I think an unfair or opt-in-fair solution was deemed worse than fair-by-default for the simple reason that the most straightforward way to implement mutexes is

  enter kernel mode
  maybe grab a spinlock if on SMP
  add yourself to the waiting list
  sleep until woken up

  do critical section

  enter kernel mode
  spinlock
  wake the first waiting thread
That's a functionality every mutex must have and it happens to give fair semantics for free. Making semantics weaker for the purpose of optimization (and not just for the sake of making application developer's life harder or future flexibility which may happen to never be needed) actually takes additional work on top of that.

Since we are talking about a uniprocessor desktop OS developed in the nineties, it's plausible they didn't care about mutex performance as much as today and giving this extra guarantee afforded by their simple implementation seemed reasonable at the time.

Apple can and does update APIs in ways that preserve old behavior for apps linked against older SDKs, specifically so old apps continue to work. They could do the same here with versioned symbols, if they wanted to switch mutexes to unfair-by-default. I believe they intentionally go with fair-by-default because it's the safe choice, the choice that guarantees program correctness, since most people don't think about this sort of thing and probably won't be able to figure out themselves when their locks should be fair or unfair. It's the same reason C11 and C++11 atomics default to sequential consistency when not otherwise specified; that's the slowest memory ordering, but it's the one that's guaranteed to be correct for all cases. If you know what you're doing you can override the default and pick something else.
In my personal experiences I've seen quite the opposite.

Specifically, this kind of starvation mostly occurs only in synthetic lock benchmarks.

In the real world, cores should be actually doing work in between spinning on cache-line locks; and the time before they get back to locking should be fairly random by quite a reasonable number of cycles - which tends to largely mitigate the starvation issue you talk about.

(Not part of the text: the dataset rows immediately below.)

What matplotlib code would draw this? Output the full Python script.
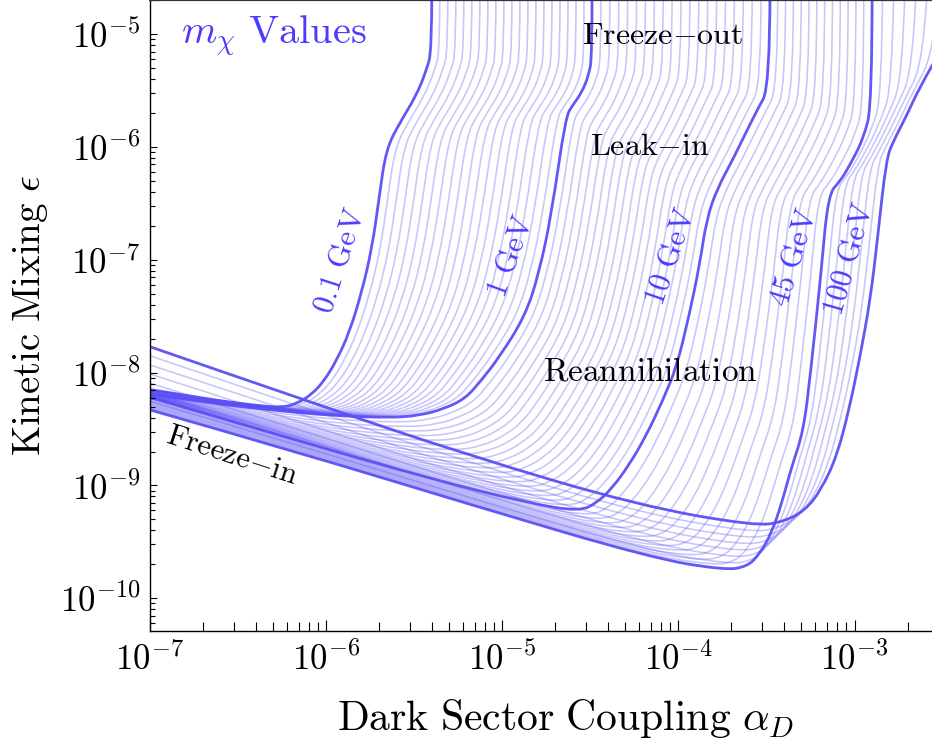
import numpy as np
import matplotlib
matplotlib.use("Agg")
import matplotlib.pyplot as plt
from matplotlib.path import Path
from matplotlib.patches import PathPatch

plt.rcParams['font.family'] = 'serif'
plt.rcParams['font.serif'] = ['cmr10']
plt.rcParams['mathtext.fontset'] = 'cm'
plt.rcParams['axes.formatter.use_mathtext'] = True

# --- labelled dark matter masses (GeV) ---
mass_labels = ['0.1', '1', '10', '45', '100']
mass_values = [0.1, 1.0, 10.0, 45.0, 100.0]

# --- curves for the labelled masses, log10(alpha_D) and log10(epsilon) ---
loga_01 = [-7.00, -6.80, -6.60, -6.40, -6.25, -6.16, -6.08, -6.01, -5.94, -5.87,
           -5.80, -5.74, -5.70, -5.66, -5.58, -5.49, -5.43, -5.40, -5.40]
loge_01 = [-8.15, -8.20, -8.25, -8.29, -8.31, -8.27, -8.19, -8.07, -7.89, -7.65,
           -7.30, -6.90, -6.46, -6.02, -5.78, -5.55, -5.32, -5.14, -4.60]

loga_1 = [-7.00, -6.66, -6.32, -5.98, -5.64, -5.47, -5.33, -5.21, -5.12, -5.02,
          -4.87, -4.79, -4.72, -4.64, -4.60, -4.55, -4.51, -4.49, -4.49]
loge_1 = [-8.19, -8.27, -8.33, -8.38, -8.40, -8.38, -8.32, -8.23, -8.07, -7.87,
          -7.50, -7.11, -6.59, -5.73, -5.63, -5.52, -5.37, -5.20, -4.60]

loga_10 = [-7.00, -6.21, -5.41, -4.84, -4.56, -4.46, -4.38, -4.28, -4.18, -4.09,
           -4.01, -3.94, -3.88, -3.84, -3.78, -3.69, -3.56, -3.48, -3.48]
loge_10 = [-8.22, -8.58, -8.94, -9.16, -9.23, -9.15, -9.03, -8.82, -8.55, -8.25,
           -7.95, -7.50, -7.05, -6.64, -6.37, -6.11, -5.69, -5.47, -4.60]

loga_45 = [-7.00, -6.15, -5.18, -4.16, -3.74, -3.61, -3.54, -3.47, -3.41, -3.36,
           -3.29, -3.25, -3.19, -3.15, -3.08, -3.03, -2.95, -2.90, -2.90]
loge_45 = [-8.33, -8.71, -9.17, -9.64, -9.75, -9.72, -9.61, -9.42, -9.14, -8.85,
           -8.52, -8.01, -7.12, -6.42, -6.30, -6.17, -5.93, -5.62, -4.60]

loga_100 = [-7.00, -6.15, -5.18, -4.22, -3.56, -3.40, -3.28, -3.19, -3.10, -3.03,
            -2.97, -2.91, -2.87, -2.82, -2.78, -2.71, -2.63, -2.49, -2.46]
loge_100 = [-7.77, -8.23, -8.74, -9.18, -9.36, -9.32, -9.22, -9.04, -8.74, -8.32,
            -7.87, -7.35, -6.82, -6.11, -5.95, -5.74, -5.47, -5.09, -4.60]

# mass grid of the pale curves: 20 per decade from 0.1 to 100 GeV
grid_per_decade = 20

x_ticks = [1e-7, 1e-6, 1e-5, 1e-4, 1e-3]
y_ticks = [1e-10, 1e-9, 1e-8, 1e-7, 1e-6, 1e-5]

all_a = np.array([loga_01, loga_1, loga_10, loga_45, loga_100])
all_e = np.array([loge_01, loge_1, loge_10, loge_45, loge_100])
log_m = np.log10(mass_values)


def curve_for(lm):
    # pale curves sit between the labelled neighbours
    i = int(np.clip(np.searchsorted(log_m, lm) - 1, 0, len(log_m) - 2))
    t = (lm - log_m[i]) / (log_m[i + 1] - log_m[i])
    return (1 - t) * all_a[i] + t * all_a[i + 1], (1 - t) * all_e[i] + t * all_e[i + 1]


def smooth_path(la, le):
    # quadratic bezier with the read points as control points (drawn in log space)
    P = np.column_stack([la, le])
    verts = [P[0]]
    codes = [Path.MOVETO]
    n = len(P)
    for i in range(1, n - 1):
        end = (P[i] + P[i + 1]) / 2 if i < n - 2 else P[i + 1]
        verts += [P[i], end]
        codes += [Path.CURVE3, Path.CURVE3]
    return Path(10 ** np.array(verts), codes)


col = '#5a4ff6'
fig = plt.figure(figsize=(9.32, 7.42), dpi=100)
ax = fig.add_axes([150 / 932, 1 - 631 / 742, 782 / 932, 631 / 742])

n_grid = 3 * grid_per_decade + 1
for k in range(n_grid):
    lm = -1 + k / grid_per_decade
    if np.min(np.abs(log_m - lm)) < 0.02:
        continue
    la, le = curve_for(lm)
    ax.add_patch(PathPatch(smooth_path(la, le), fill=False, edgecolor=col, lw=1.15, alpha=0.33,
                           joinstyle='round'))

for la, le in zip(all_a, all_e):
    ax.add_patch(PathPatch(smooth_path(la, le), fill=False, edgecolor=col, lw=2.0, alpha=0.95,
                           joinstyle='round'))

ax.set_xscale('log')
ax.set_yscale('log')
ax.set_xlim(1e-7, 10 ** -2.56)
ax.set_ylim(10 ** -10.29, 10 ** -4.697)
ax.set_xticks(x_ticks)
ax.set_yticks(y_ticks)

ax.spines['right'].set_visible(False)
ax.spines['top'].set_linewidth(1.6)
ax.spines['top'].set_color('#333333')
ax.spines['left'].set_linewidth(1.0)
ax.spines['bottom'].set_linewidth(1.0)
ax.tick_params(axis='x', which='major', direction='in', length=8, width=0.8,
               labelsize=25, pad=8, top=False)
ax.tick_params(axis='x', which='minor', direction='in', length=6.5, width=0.8, top=False)
ax.tick_params(axis='y', which='major', direction='in', length=5, width=0.8,
               labelsize=25, pad=7, right=False)
ax.tick_params(axis='y', which='minor', direction='in', length=3.6, width=0.8, right=False)
ax.yaxis.set_minor_locator(matplotlib.ticker.LogLocator(base=10, subs=np.arange(2, 10), numticks=20))
ax.xaxis.set_minor_locator(matplotlib.ticker.LogLocator(base=10, subs=np.arange(2, 10), numticks=20))
ax.yaxis.set_minor_formatter(matplotlib.ticker.NullFormatter())
ax.xaxis.set_minor_formatter(matplotlib.ticker.NullFormatter())

ax.text(0.531, -0.138, r'$\mathrm{Dark\ Sector\ Coupling}\ \alpha_D$', transform=ax.transAxes,
        ha='center', va='center', fontsize=30)
ax.text(-0.153, 0.50, r'$\mathrm{Kinetic\ Mixing}\ \epsilon$', transform=ax.transAxes,
        ha='center', va='center', fontsize=28, rotation=90)

# region labels
ax.text(10 ** -6.30, 10 ** -5.02, r'$m_\chi\ \mathrm{Values}$', color='#4a3cff',
        ha='center', va='center', fontsize=29)
ax.text(10 ** -4.09, 10 ** -5.02, r'$\mathrm{Freeze}{-}\mathrm{out}$', ha='center', va='center', fontsize=23)
ax.text(10 ** -4.16, 10 ** -6.00, r'$\mathrm{Leak}{-}\mathrm{in}$', ha='center', va='center', fontsize=23)
ax.text(10 ** -4.16, 10 ** -7.99, r'$\mathrm{Reannihilation}$', ha='center', va='center', fontsize=24)
ax.text(10 ** -6.535, 10 ** -8.74, r'$\mathrm{Freeze}{-}\mathrm{in}$', ha='center', va='center',
        fontsize=22, rotation=-18, rotation_mode='anchor')

# mass labels along the curves
label_a = [-5.92, -4.95, -4.04, -3.345, -3.027]
label_e = [-7.01, -6.97, -6.97, -6.98, -6.99]
label_rot = [72, 70, 71, 73, 74]
for name, la, le, rot in zip(mass_labels, label_a, label_e, label_rot):
    ax.text(10 ** la, 10 ** le, r'$%s\ \mathrm{GeV}$' % name, color='#4a3cff', ha='center', va='center',
            fontsize=22, rotation=rot, rotation_mode='anchor')

fig.savefig('out.png', dpi=100)
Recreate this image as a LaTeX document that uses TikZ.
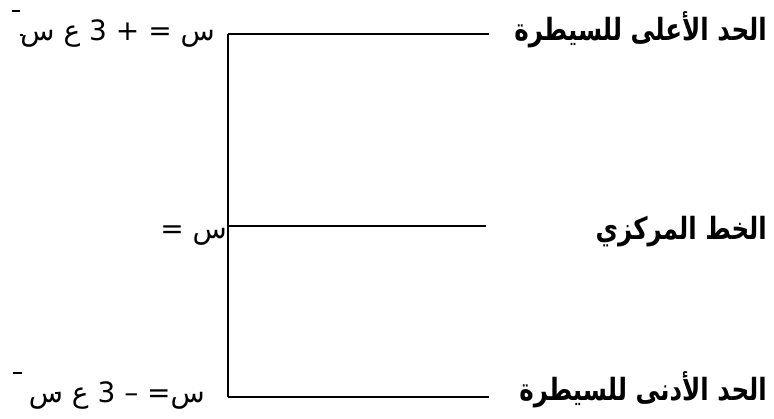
\documentclass[tikz,border=0pt]{standalone}
\usepackage{graphicx}
\usepackage{fontspec}
\TeXXeTstate=1
\newfontfamily\arabicfont[Script=Arabic]{DejaVu Sans}
\newcommand{\tallr}[1]{\scalebox{1}[1.25]{\beginR #1\endR}}
\begin{document}
\begin{tikzpicture}[x=1pt,y=-1pt]
\tikzset{
  ctl/.style={line width=2.4pt},
  barline/.style={line width=1.4pt},
  rlbl/.style={font=\arabicfont\bfseries\fontsize{24.5}{28}\selectfont, inner sep=0pt, anchor=base east},
  llbl/.style={font=\arabicfont\fontsize{28}{32}\selectfont, inner sep=0pt, anchor=base east}
}
\useasboundingbox (0,0) rectangle (774,418);
\coordinate (vt) at (228,34);
\coordinate (vm) at (228,226);
\coordinate (vb) at (228,397);
\coordinate (et) at (489,34);
\coordinate (em) at (486,226);
\coordinate (eb) at (489,397);
\draw[ctl] (vt) -- (vb);
\draw[ctl] (vt) -- (et);
\draw[ctl] (vm) -- (em);
\draw[ctl] (vb) -- (eb);
\node[rlbl] (ucl) at (767,40) {\tallr{الحد الأعلى للسيطرة}};
\node[rlbl] (cl) at (767,239) {\tallr{الخط المركزي}};
\node[rlbl] (lcl) at (767,400) {\tallr{الحد الأدنى للسيطرة}};
\node[llbl] (uf) at (215,40) {\beginR س = + 3 ع س\endR};
\node[llbl] (cf) at (227,238) {\beginR س =\endR};
\node[llbl] (lf) at (205,402) {\beginR س= – 3 ع س\endR};
\coordinate (b1a) at (12,11); \coordinate (b1b) at (20,11);
\coordinate (b2a) at (20,35); \coordinate (b2b) at (23,35);
\coordinate (b3a) at (13,373); \coordinate (b3b) at (22,373);
\coordinate (b4a) at (55,393); \coordinate (b4b) at (58,393);
\draw[barline] (b1a) -- (b1b);
\draw[barline] (b2a) -- (b2b);
\draw[barline] (b3a) -- (b3b);
\draw[barline] (b4a) -- (b4b);
\end{tikzpicture}
\end{document}
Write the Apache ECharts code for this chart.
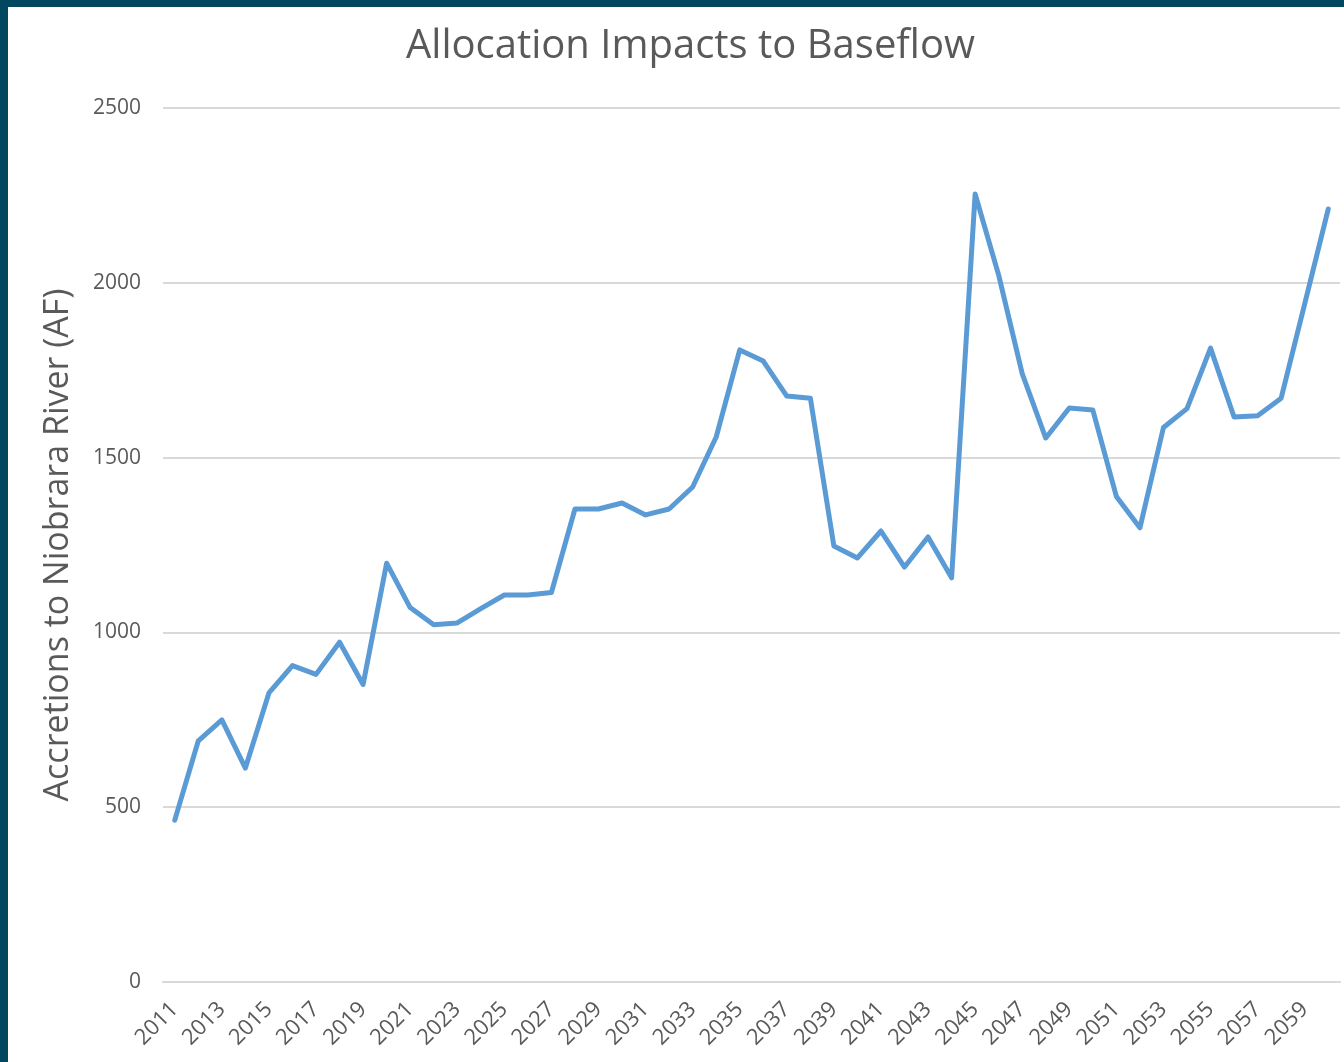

Basically, if you have code that is structured to by default sit on spin-locks, there is likely an architectural issue in play.

I'd go with the other contributor who said something along the lines of "the best policy is to go with the fastest lock possible", unless there is some very niche reason not to.

Why are two threads trying to get the same lock very often? This seems like a design flaw: you want threads to mostly be uncontended, with lots of time spent outside locks.
absolutely, I totally agree.
Even if they get the lock, task latencies will be all over the place with seriously high latencies in the high percentiles.